Using RVM from within a Docker container is not a pleasant experience; every command must run inside a login shell session and you’ll have problems using CMD together with ENTRYPOINT.

2nd Tip: Optimize for the Build Cache

Docker stores intermediate images after successfully executing each command in the Dockerfile. This is a great feature; if any step fails along the way, you can fix the problem and the next build will reuse the cache built up until that last successful command.

Instructions like ADD are not cache friendly though. That’s why it’s a good practice to only ADD stuff as late as possible in the Dockerfile since any changes in the files – or their metadata – will invalidate the build cache for all subsequent instructions.

Which leads us to…

3rd Tip: Don’t Forget the .dockerignore

A really important step is to avoid ADDing irrelevant files to the container, like README, fig.yml, .git/, logs/, tmp/, and others.

If you are familiar with .gitignore, the idea is the same: just create a .dockerignore file and put there the patterns you want to ignore. This wil help keep the image small and the build fast by decreasing the chance of cache busting.

Testing the Images

To run the application, first we’ll need a container that exposes a single MongoDB server:

$ docker run --name texbin_mongodb_1 -d mongo

Then you have to build the application image and start a new container:

$ docker build -t texbin:dev .
$ docker run --name texbin_app_1 -d --link texbin_mongodb_1:mongodb -p 3000:3000 texbin:dev

Learning how container linking and volumes work is essential if you want to understand how to “plug” containers together.

Note: The project also includes a Dockerfile for the Nginx container which I won’t show here because it doesn’t bring anything new to the table.

Now docker ps should display two running containers. If everything’s working, you should be able to access the application at http://localhost:3000. To see the logs, run docker logs texbin_app_1.

Screenshot

Docker in Development

It turns out it’s quite easy to automate these last steps with Fig:

# fig.yml

mongodb:
  image: mongo

app:
  build: .
  ports:
    - 3000:3000
  links:
    - mongodb:mongodb
  volumes:
    - .:/texbin/app

Then, run fig up in the terminal in order to build the images, start the containers, and link them.

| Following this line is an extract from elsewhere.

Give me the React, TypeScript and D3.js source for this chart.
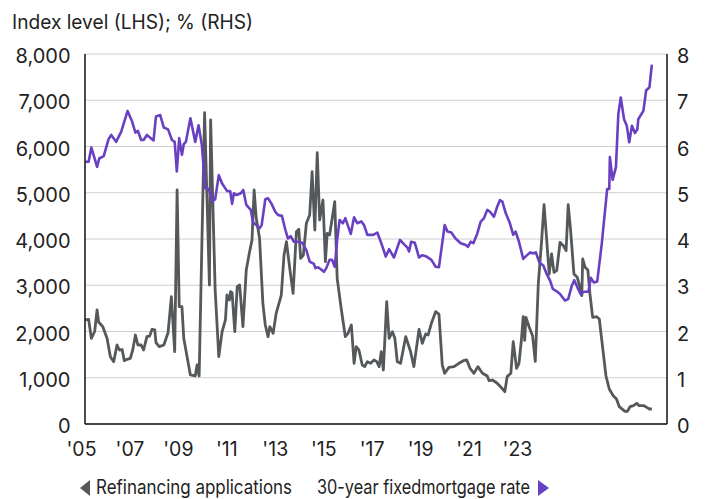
import React from "react";
import * as d3 from "d3";

// Refinancing applications index (LHS) — [decimal year, index level]
const refiSeries: [number, number][] = [
  [2005.01, 2249], [2005.12, 2262], [2005.21, 1852], [2005.32, 2000], [2005.40, 2465], [2005.45, 2205],
  [2005.59, 2104], [2005.73, 1852], [2005.84, 1456], [2005.95, 1347], [2006.06, 1708], [2006.14, 1600],
  [2006.23, 1610], [2006.30, 1369], [2006.39, 1398], [2006.50, 1420], [2006.58, 1600], [2006.67, 1924],
  [2006.75, 1708], [2006.86, 1708], [2006.94, 1600], [2007.05, 1888], [2007.14, 1900], [2007.22, 2047],
  [2007.31, 2033], [2007.35, 1762], [2007.46, 1672], [2007.61, 1708], [2007.75, 1974], [2007.86, 2753],
  [2007.97, 1564], [2008.05, 5060], [2008.12, 2537], [2008.21, 2537], [2008.27, 1852], [2008.38, 1456],
  [2008.49, 1060], [2008.65, 1038], [2008.71, 1276], [2008.78, 1038], [2008.96, 6731], [2009.12, 3005],
  [2009.16, 6573], [2009.31, 2897], [2009.43, 1456], [2009.54, 1996], [2009.65, 2249], [2009.70, 2789],
  [2009.78, 2681], [2009.82, 2861], [2009.87, 2840], [2009.96, 1996], [2010.04, 2969], [2010.12, 3005],
  [2010.23, 2104], [2010.34, 3330], [2010.45, 3726], [2010.53, 3978], [2010.60, 5060], [2010.67, 4448],
  [2010.78, 4015], [2010.89, 2609], [2010.97, 2141], [2011.06, 1888], [2011.12, 2104], [2011.23, 1960],
  [2011.33, 2393], [2011.50, 2789], [2011.59, 3654], [2011.67, 3942], [2011.78, 3366], [2011.89, 2825],
  [2012.00, 4158], [2012.08, 4210], [2012.14, 3582], [2012.23, 3654], [2012.33, 4340], [2012.44, 4519],
  [2012.52, 5455], [2012.61, 4195], [2012.69, 5866], [2012.77, 4411], [2012.88, 4843], [2012.96, 3509],
  [2013.02, 4123], [2013.10, 4087], [2013.27, 4807], [2013.35, 3150], [2013.49, 2465], [2013.62, 1888],
  [2013.71, 1960], [2013.82, 2141], [2013.91, 1312], [2013.98, 1672], [2014.07, 1600], [2014.18, 1276],
  [2014.26, 1240], [2014.35, 1348], [2014.46, 1312], [2014.57, 1384], [2014.66, 1348], [2014.74, 1240],
  [2014.81, 1564], [2014.88, 1168], [2014.99, 2645], [2015.07, 1852], [2015.18, 1996], [2015.26, 1852],
  [2015.34, 1348], [2015.45, 1312], [2015.62, 1888], [2015.78, 1564], [2015.89, 1240], [2016.06, 2047],
  [2016.17, 1744], [2016.28, 1946], [2016.36, 1924], [2016.47, 2177], [2016.61, 2429], [2016.72, 2378],
  [2016.83, 1276], [2016.91, 1096], [2017.05, 1224], [2017.22, 1240], [2017.38, 1312], [2017.53, 1369],
  [2017.64, 1384], [2017.75, 1204], [2017.88, 1096], [2018.01, 1240], [2018.16, 1096], [2018.32, 1036],
  [2018.38, 937], [2018.49, 951], [2018.63, 893], [2018.76, 807], [2018.90, 699], [2018.98, 1024],
  [2019.10, 1096], [2019.18, 1780], [2019.29, 1204], [2019.37, 1312], [2019.45, 1816], [2019.51, 2320],
  [2019.56, 1810], [2019.60, 2307], [2019.71, 2091], [2019.82, 1910], [2019.91, 1355], [2020.01, 3027],
  [2020.12, 3964], [2020.20, 4742], [2020.29, 3964], [2020.37, 3243], [2020.45, 3676], [2020.53, 3279],
  [2020.62, 3315], [2020.73, 3929], [2020.84, 3856], [2020.93, 3748], [2021.00, 4742], [2021.08, 4180],
  [2021.19, 3243], [2021.30, 3171], [2021.39, 2955], [2021.45, 2774], [2021.48, 3568], [2021.56, 3387],
  [2021.65, 3330], [2021.72, 2811], [2021.81, 2307], [2021.94, 2320], [2022.03, 2270], [2022.14, 1658],
  [2022.25, 1044], [2022.36, 757], [2022.49, 612], [2022.60, 540], [2022.69, 374], [2022.88, 274],
  [2022.96, 274], [2023.05, 374], [2023.16, 396], [2023.27, 447], [2023.35, 396], [2023.51, 396],
  [2023.60, 360], [2023.69, 324], [2023.77, 324],
];

// 30-year fixed mortgage rate (RHS, %) — [decimal year, rate]
const rateSeries: [number, number][] = [
  [2005.01, 5.67], [2005.12, 5.67], [2005.21, 5.98], [2005.40, 5.56], [2005.47, 5.74], [2005.62, 5.79],
  [2005.78, 6.16], [2005.87, 6.25], [2006.03, 6.10], [2006.20, 6.32], [2006.41, 6.77], [2006.56, 6.54],
  [2006.67, 6.30], [2006.75, 6.34], [2006.86, 6.14], [2006.94, 6.14], [2007.05, 6.25], [2007.27, 6.13],
  [2007.35, 6.65], [2007.49, 6.68], [2007.61, 6.41], [2007.75, 6.37], [2007.88, 6.14], [2007.97, 6.10],
  [2008.04, 5.46], [2008.12, 6.18], [2008.21, 5.82], [2008.27, 6.05], [2008.34, 6.10], [2008.49, 6.61],
  [2008.65, 6.10], [2008.76, 6.46], [2008.87, 6.03], [2008.98, 5.10], [2009.10, 5.08], [2009.21, 4.81],
  [2009.31, 4.86], [2009.43, 5.38], [2009.54, 5.20], [2009.70, 5.04], [2009.81, 5.03], [2009.87, 4.76],
  [2009.93, 4.99], [2010.02, 4.95], [2010.16, 4.99], [2010.24, 5.06], [2010.34, 4.74], [2010.49, 4.63],
  [2010.56, 4.37], [2010.67, 4.30], [2010.78, 4.23], [2010.85, 4.30], [2010.97, 4.86], [2011.06, 4.88],
  [2011.17, 4.77], [2011.30, 4.59], [2011.39, 4.52], [2011.52, 4.50], [2011.63, 4.21], [2011.72, 4.01],
  [2011.81, 4.06], [2011.92, 3.94], [2012.08, 3.94], [2012.19, 3.92], [2012.33, 3.76], [2012.44, 3.51],
  [2012.58, 3.46], [2012.63, 3.37], [2012.72, 3.39], [2012.82, 3.34], [2012.91, 3.29], [2012.99, 3.37],
  [2013.10, 3.55], [2013.18, 3.55], [2013.27, 3.40], [2013.35, 3.98], [2013.43, 4.41], [2013.54, 4.34],
  [2013.62, 4.45], [2013.80, 4.11], [2013.91, 4.47], [2014.02, 4.34], [2014.15, 4.38], [2014.24, 4.30],
  [2014.35, 4.09], [2014.54, 4.09], [2014.68, 4.14], [2014.81, 3.91], [2014.96, 3.62], [2015.07, 3.78],
  [2015.23, 3.60], [2015.43, 3.98], [2015.56, 3.89], [2015.67, 3.82], [2015.73, 3.73], [2015.80, 3.94],
  [2015.92, 3.92], [2016.06, 3.60], [2016.17, 3.65], [2016.31, 3.62], [2016.47, 3.55], [2016.61, 3.40],
  [2016.72, 3.39], [2016.91, 4.30], [2017.00, 4.16], [2017.13, 4.14], [2017.27, 4.01], [2017.44, 3.91],
  [2017.61, 3.87], [2017.68, 3.83], [2017.77, 3.94], [2017.86, 3.91], [2017.99, 4.12], [2018.10, 4.37],
  [2018.21, 4.45], [2018.32, 4.63], [2018.41, 4.59], [2018.54, 4.48], [2018.65, 4.70], [2018.74, 4.84],
  [2018.82, 4.81], [2018.93, 4.56], [2019.07, 4.34], [2019.18, 4.09], [2019.26, 4.16], [2019.37, 3.94],
  [2019.45, 3.73], [2019.51, 3.57], [2019.62, 3.64], [2019.74, 3.71], [2019.82, 3.69], [2019.93, 3.71],
  [2020.04, 3.50], [2020.18, 3.42], [2020.29, 3.24], [2020.40, 3.10], [2020.49, 2.92], [2020.62, 2.87],
  [2020.73, 2.81], [2020.89, 2.67], [2021.00, 2.70], [2021.12, 2.99], [2021.20, 3.11], [2021.30, 2.96],
  [2021.41, 2.81], [2021.52, 2.86], [2021.67, 2.86], [2021.75, 3.16], [2021.85, 3.06], [2021.96, 3.08],
  [2022.11, 3.89], [2022.29, 5.08], [2022.36, 5.08], [2022.38, 5.77], [2022.47, 5.28], [2022.58, 5.55],
  [2022.66, 6.70], [2022.74, 7.06], [2022.85, 6.59], [2022.94, 6.45], [2023.02, 6.09], [2023.11, 6.45],
  [2023.21, 6.29], [2023.29, 6.37], [2023.32, 6.59], [2023.49, 6.77], [2023.58, 7.21], [2023.69, 7.28],
  [2023.77, 7.77],
];

const leftTicks = [0, 1000, 2000, 3000, 4000, 5000, 6000, 7000, 8000];
const rightTicks = [0, 1, 2, 3, 4, 5, 6, 7, 8];
const xTickLabels = ["'05", "'07", "'09", "'11", "'13", "'15", "'17", "'19", "'21", "'23"];
const subtitle = "Index level (LHS); % (RHS)";
const legendLeft = "Refinancing applications";
const legendRight = "30-year fixedmortgage rate";

const GRAY = "#55595b";
const PURPLE = "#6a40c2";
const TEXT = "#222222";
const FONT = "Inter, 'Noto Sans', sans-serif";

export default function App() {
  const W = 708, H = 499;
  const left = 85, right = 667, top = 54, bottom = 424;

  const x = d3.scaleLinear().domain([2005, 2005 + (right - left) / 30.2]).range([left, right]);
  const yL = d3.scaleLinear().domain([0, 8000]).range([bottom, top]);
  const yR = d3.scaleLinear().domain([0, 8]).range([bottom, top]);
  const xLab = d3.scalePoint<string>().domain(xTickLabels).range([81.5, 517.5]);

  const refiLine = d3.line<[number, number]>().x((d) => x(d[0])).y((d) => yL(d[1]));
  const rateLine = d3.line<[number, number]>().x((d) => x(d[0])).y((d) => yR(d[1]));
  const fmt = d3.format(",");

  return (
    <svg width={W} height={H} style={{ position: "absolute", left: 0, top: 0, background: "#fff" }} fontFamily={FONT}>
      <text x={12} y={29} fontSize={19.5} fill={TEXT} textLength={241} lengthAdjust="spacingAndGlyphs">{subtitle}</text>
      {leftTicks.map((t) => (
        <line key={"g" + t} x1={left} x2={right} y1={yL(t)} y2={yL(t)} stroke="#cfcfcf" strokeWidth={1.2} />
      ))}
      {leftTicks.map((t) => (
        <text key={"l" + t} x={70.5} y={yL(t) + 9} textAnchor="end" fontSize={20} fill={TEXT}>{fmt(t)}</text>
      ))}
      {rightTicks.map((t) => (
        <text key={"r" + t} x={677} y={yR(t) + 9} textAnchor="start" fontSize={20} fill={TEXT}>{t}</text>
      ))}
      {xTickLabels.map((l) => (
        <text key={l} x={xLab(l)} y={456} textAnchor="middle" fontSize={19.5} fill={TEXT}>{l}</text>
      ))}
      <path d={refiLine(refiSeries) || ""} fill="none" stroke={GRAY} strokeWidth={2.8} strokeLinejoin="round" />
      <path d={rateLine(rateSeries) || ""} fill="none" stroke={PURPLE} strokeWidth={2.6} strokeLinejoin="round" />
      <line x1={left} x2={left} y1={top} y2={bottom} stroke="#111" strokeWidth={1.5} />
      <line x1={right} x2={right} y1={top} y2={bottom} stroke="#111" strokeWidth={1.5} />
      <line x1={left} x2={right} y1={bottom} y2={bottom} stroke="#111" strokeWidth={1.5} />
      <path d="M80,488 L90,480 L90,496 Z" fill={GRAY} />
      <text x={96} y={494} fontSize={19.5} fill={TEXT} textLength={196} lengthAdjust="spacingAndGlyphs">{legendLeft}</text>
      <text x={317} y={494} fontSize={19.5} fill={TEXT} textLength={213} lengthAdjust="spacingAndGlyphs">{legendRight}</text>
      <path d="M549,488 L538,480 L538,496 Z" fill={PURPLE} />
    </svg>
  );
}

The only difference between this and the commands we ran manually before is that now we’re mounting the hosts’s current directory to container’s /texbin/app so that we can view our changes to the application in real time.

Try changing some .html.erb template and refreshing the browser.

Defining New Environments

The goal is to run the same application in production, but with a different configuration, right? A simple way to – sort of – solve this is by creating another image, based on the previous one, that changes the required configuration:

# Uses our previous image as base
FROM texbin

# Set the proper environment
ENV RAILS_ENV production

# Custom settings for that environment
ADD production_env /texbin/app/.env
ADD production_mongoid.yml /texbin/app/config/mongoid.yml

# Precompile the assets
RUN rake assets:precompile

# Exposes the public directory as a volume
VOLUME /texbin/app/public

If you know a better way to do this, please let me know in the comments.

Going Live

The first thing to do is to push your images to the server. There are plenty of ways to do that: the public registry, a private-hosted registry, git, etc. Once the images are built, just repeat the procedure we did earlier and you’re done.

But that’s not everything. As you probably know, deploying an application involves a lot more than just moving stuff to some remote servers. This means you’ll still have to worry with things like deployment automation, monitoring (at host and container levels), logging, data migrations and backup, etc.

Conclusion

I’m glad I took the time to look at Docker. Despite its young age, it’s a very impressive rapidly-evolving piece of technology with a lot of potential to radically change the DevOps landscape in the next couple of years.

However, Docker solves only one variable of a huge equation. You’ll still have to take care of boring things like monitoring, and I imagine it’s rather difficult – not to say impossible – to use Docker in production without some layer of automation on top of it.